The absence of such precedents was also mentioned in the Kariev Theatre. The Kachalov Theatre proudly stated the following:

“It is not difficult to monitor attendance by the Pushkin Card with the current number of seats sold. After all, now every spectator seat counts. Another point is that the interest of teenagers in our theatre has always been great — both in the pre-pandemic time, and before the introduction of the Pushkin Card. On November 29, we bought a 10-thousandth ticket using the Pushkin Card(today it is already 10,438), and we became leaders in its implementation in the whole region.

But the director of the Museum of Islamic Culture, Ilnur Nizamiev, noted that his organisation faced similar problems:

“We also have it that 20% does not reach the museum — they do not appreciate it. We sell tickets for master classes and entrance tickets on the website. People buy and don't come.”

“There have become more visitors," said Guzel Tukhvatova, the head of the literary museum of Gabdulla Tukay. “These are two categories. There are schoolchildren who come by themselves, come with their parents. And school groups. Of course, we informed about our events and communicated with schools. It's especially nice that first the child comes with the class, and then they come with their parents, and they go to us for a long time. In general, I am in favour of having a group come to us. Then an excursion is taken, and the guide can interest the students in the museum. Because there are children who do not understand what a museum is. If they come alone — they don't ask anything.”

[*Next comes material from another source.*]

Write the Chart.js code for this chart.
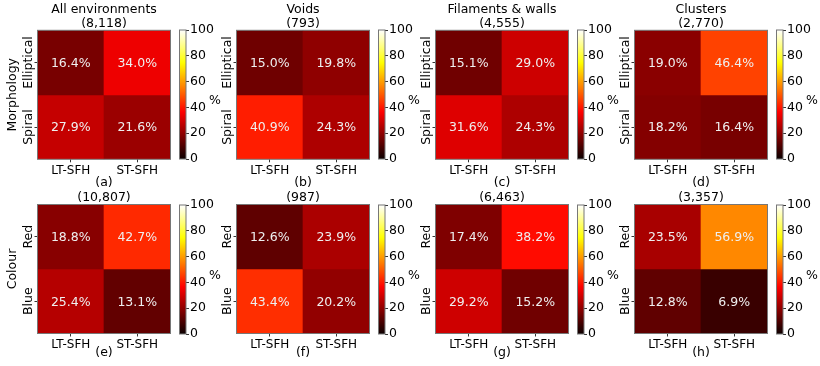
<!DOCTYPE html>
<html>
<head>
<meta charset="utf-8">
<script src="https://cdn.jsdelivr.net/npm/chart.js@4/dist/chart.umd.min.js"></script>
<style>
  html, body { margin: 0; padding: 0; background: #ffffff; }
  #fig { position: relative; width: 820px; height: 366px; overflow: hidden; background: #ffffff; }
  #fig canvas { position: absolute; }
</style>
</head>
<body>
<div id="fig"></div>
<script>
// ---- data -------------------------------------------------------------
const sfhLabels = ['LT-SFH', 'ST-SFH'];
const morphologyRows = ['Elliptical', 'Spiral'];
const colourRows = ['Red', 'Blue'];
const environments = ['All environments', 'Voids', 'Filaments & walls', 'Clusters'];
const morphologyCounts = ['(8,118)', '(793)', '(4,555)', '(2,770)'];
const colourCounts = ['(10,807)', '(987)', '(6,463)', '(3,357)'];
const panelLetters = [['(a)', '(b)', '(c)', '(d)'], ['(e)', '(f)', '(g)', '(h)']];
const ellipticalPct = [[16.4, 34.0], [15.0, 19.8], [15.1, 29.0], [19.0, 46.4]];
const spiralPct = [[27.9, 21.6], [40.9, 24.3], [31.6, 24.3], [18.2, 16.4]];
const redPct = [[18.8, 42.7], [12.6, 23.9], [17.4, 38.2], [23.5, 56.9]];
const bluePct = [[25.4, 13.1], [43.4, 20.2], [29.2, 15.2], [12.8, 6.9]];
const colourbarTicks = [0, 20, 40, 60, 80, 100];

// ---- layout -----------------------------------------------------------
const FONT = "'DejaVu Sans', 'Liberation Sans', sans-serif";
const heatLeft = [37.5, 236.5, 435.5, 634.5];
const HEAT_W = 133, HEAT_H = 129, Y_AXIS_W = 37.5;
const rowLayout = [
  { heatTop: 30.3, canvasTop: 0,   canvasH: 190, titleY: [10, 24], captionY: 182.5 },
  { heatTop: 204.5, canvasTop: 173, canvasH: 193, titleY: [198],   captionY: 353 }
];

// matplotlib "hot" colour map, value in percent
const HOT_R = 0.365079, HOT_G = 0.746032;
function hot(pct) {
  const t = Math.min(1, Math.max(0, pct / 100));
  const r = t < HOT_R ? 0.0416 + (1 - 0.0416) * t / HOT_R : 1;
  const g = t < HOT_R ? 0 : (t < HOT_G ? (t - HOT_R) / (HOT_G - HOT_R) : 1);
  const b = t < HOT_G ? 0 : (t - HOT_G) / (1 - HOT_G);
  return `rgb(${Math.round(r * 255)},${Math.round(g * 255)},${Math.round(b * 255)})`;
}

Chart.defaults.font.family = FONT;
Chart.defaults.color = '#000';
Chart.defaults.animation = false;
Chart.defaults.events = [];
Chart.defaults.plugins.legend.display = false;
Chart.defaults.plugins.tooltip.enabled = false;

const fig = document.getElementById('fig');
function addCanvas(left, top, w, h) {
  const c = document.createElement('canvas');
  c.width = w; c.height = h;
  c.style.left = left + 'px'; c.style.top = top + 'px';
  c.style.width = w + 'px'; c.style.height = h + 'px';
  fig.appendChild(c);
  return c;
}

// cell values, frame and rotated row labels of a heatmap panel
const heatDecor = {
  id: 'heatDecor',
  afterDatasetsDraw(chart, args, opts) {
    const ctx = chart.ctx;
    ctx.save();
    ctx.font = `12.5px ${FONT}`;
    ctx.fillStyle = '#efefef';
    ctx.textAlign = 'center';
    ctx.textBaseline = 'middle';
    chart.data.datasets.forEach((ds, di) => {
      chart.getDatasetMeta(di).data.forEach((bar, i) => {
        const p = bar.getProps(['x', 'y', 'base'], true);
        ctx.fillText(ds.pct[i].toFixed(1) + '%', p.x, (p.y + p.base) / 2 + 1);
      });
    });
    const a = chart.chartArea;
    ctx.strokeStyle = '#777';
    ctx.lineWidth = 1;
    ctx.strokeRect(a.left, a.top, a.right - a.left, a.bottom - a.top);
    // row labels, rotated like the axis title
    const ys = chart.scales.y;
    ctx.fillStyle = '#000';
    ctx.font = `12.5px ${FONT}`;
    opts.rowNames.forEach((name, i) => {
      const yPix = ys.getPixelForValue(1.5 - i);
      ctx.save();
      ctx.translate(a.left - 8.5, yPix);
      ctx.rotate(-Math.PI / 2);
      ctx.fillText(name, 0, 0);
      ctx.restore();
    });
    ctx.restore();
  }
};

// frame and unit label of a colour bar
const barDecor = {
  id: 'barDecor',
  afterDatasetsDraw(chart) {
    const ctx = chart.ctx, a = chart.chartArea;
    ctx.save();
    ctx.strokeStyle = '#777';
    ctx.lineWidth = 1;
    ctx.strokeRect(a.left, a.top, a.right - a.left, a.bottom - a.top);
    ctx.fillStyle = '#000';
    ctx.font = `12.5px ${FONT}`;
    ctx.textAlign = 'center';
    ctx.textBaseline = 'middle';
    ctx.fillText('%', a.left + 35.5, (a.top + a.bottom) / 2 + 6);
    ctx.restore();
  }
};

function makeHeatmap(col, row) {
  const L = rowLayout[row];
  const canvasLeft = heatLeft[col] - Y_AXIS_W;
  const canvasW = Math.ceil(Y_AXIS_W + HEAT_W);
  const padRight = canvasW - Y_AXIS_W - HEAT_W;
  const canvas = addCanvas(canvasLeft, L.canvasTop, canvasW, L.canvasH);
  const chartTop = L.heatTop - L.canvasTop;
  const chartBottom = chartTop + HEAT_H;
  const xAxisH = L.canvasH - chartBottom;
  const topVals = row === 0 ? ellipticalPct[col] : redPct[col];
  const botVals = row === 0 ? spiralPct[col] : bluePct[col];
  const rowNames = row === 0 ? morphologyRows : colourRows;
  const titleText = row === 0 ? [environments[col], morphologyCounts[col]] : [colourCounts[col]];
  const lh = 14;
  const titlePadTop = L.titleY[0] - L.canvasTop - lh / 2;
  const titlePadBottom = chartTop - titlePadTop - lh * titleText.length;
  const captionPadBottom = L.canvasH - (L.captionY - L.canvasTop) - 7;

  new Chart(canvas, {
    type: 'bar',
    data: {
      labels: sfhLabels,
      datasets: [
        { label: rowNames[0], pct: topVals, data: topVals.map(() => [1, 2]),
          backgroundColor: topVals.map(hot) },
        { label: rowNames[1], pct: botVals, data: botVals.map(() => [0, 1]),
          backgroundColor: botVals.map(hot) }
      ]
    },
    options: {
      responsive: false,
      devicePixelRatio: 1,
      layout: { padding: { left: 0, top: 0, right: padRight, bottom: 0 } },
      datasets: { bar: { grouped: false, barPercentage: 1, categoryPercentage: 1,
                         borderWidth: 0, borderSkipped: false } },
      plugins: {
        title: {
          display: true, text: titleText, color: '#000', align: 'center',
          fullSize: false,   // centre the title over the cells, not the canvas
          font: { family: FONT, size: 12.5, weight: 'normal', lineHeight: lh + 'px' },
          padding: { top: titlePadTop, bottom: titlePadBottom }
        },
        heatDecor: { rowNames }
      },
      scales: {
        x: {
          type: 'category', offset: true,
          grid: { offset: false, drawOnChartArea: false, drawTicks: true, tickLength: 3,
                  color: '#000', lineWidth: 0.8 },
          border: { display: false },
          ticks: { font: { family: FONT, size: 12 }, color: '#000', padding: 1,
                   maxRotation: 0, minRotation: 0, autoSkip: false },
          title: { display: true, text: panelLetters[row][col], color: '#000',
                   font: { family: FONT, size: 12.5, lineHeight: '14px' },
                   padding: { top: 0, bottom: captionPadBottom } },
          afterFit: s => { s.height = xAxisH; }
        },
        y: {
          type: 'linear', min: 0, max: 2,
          afterBuildTicks: s => { s.ticks = [{ value: 0.5 }, { value: 1.5 }]; },
          ticks: { display: false },
          grid: { drawOnChartArea: false, drawTicks: true, tickLength: 3,
                  color: '#000', lineWidth: 0.8 },
          border: { display: false },
          title: { display: col === 0, text: row === 0 ? 'Morphology' : 'Colour', color: '#000',
                   font: { family: FONT, size: 12.5, lineHeight: '14px' },
                   padding: { top: 6, bottom: 0 } },
          afterFit: s => { s.width = Y_AXIS_W; }
        }
      }
    },
    plugins: [heatDecor]
  });
}

function makeColourbar(col, row) {
  const L = rowLayout[row];
  const cbLeft = heatLeft[col] + 142;
  const cbW = 6.5, pad = 10, canvasW = 50;
  const canvasLeft = Math.floor(cbLeft);
  const padLeft = cbLeft - canvasLeft;
  const canvas = addCanvas(canvasLeft, L.heatTop - pad, canvasW, HEAT_H + 2 * pad);
  new Chart(canvas, {
    type: 'bar',
    data: {
      labels: [''],
      datasets: [{
        data: [[colourbarTicks[0], colourbarTicks[colourbarTicks.length - 1]]],
        backgroundColor: (c) => {
          const a = c.chart.chartArea;
          if (!a) return '#000';
          const g = c.chart.ctx.createLinearGradient(0, a.bottom, 0, a.top);
          [0, HOT_R, HOT_G, 1].forEach(t => g.addColorStop(t, hot(t * 100)));
          return g;
        },
        barPercentage: 1, categoryPercentage: 1, borderWidth: 0
      }]
    },
    options: {
      responsive: false,
      devicePixelRatio: 1,
      layout: { padding: { left: padLeft, top: pad, right: 0, bottom: pad } },
      scales: {
        x: { display: false },
        y: {
          position: 'right', min: 0, max: 100,
          afterBuildTicks: s => { s.ticks = colourbarTicks.map(v => ({ value: v })); },
          ticks: { font: { family: FONT, size: 12.5 }, color: '#000', padding: 1 },
          grid: { drawOnChartArea: false, drawTicks: true, tickLength: 3,
                  color: '#000', lineWidth: 0.8 },
          border: { display: false },
          afterFit: s => { s.width = canvasW - padLeft - cbW; }
        }
      }
    },
    plugins: [barDecor]
  });
}

for (let row = 0; row < 2; row++) {
  for (let col = 0; col < 4; col++) {
    makeHeatmap(col, row);
    makeColourbar(col, row);
  }
}
</script>
</body>
</html>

At the same time, Tukhvatova notes that in the first weeks there were problems with the system. Now problems arise with the purchase of tickets. If there are special terminals in theatres for this, then in museums, the staff helps to understand the situation on the spot, when visitors come directly to the museum and, together with the guides, understand the tricks of the application.

The Kamal Theatre noted that now audiences often do not come to theatres with purchased tickets. One can guess about the reasons, there are a lot of them: coronavirus, which can force you to stay quarantined, QR codes that were introduced after the Pushkin Card (which means that the ticket holder could not take care of vaccination or getting a QR code). And, of course, the fact that everything is free is not valued as highly as what you gave your hard-earned money for.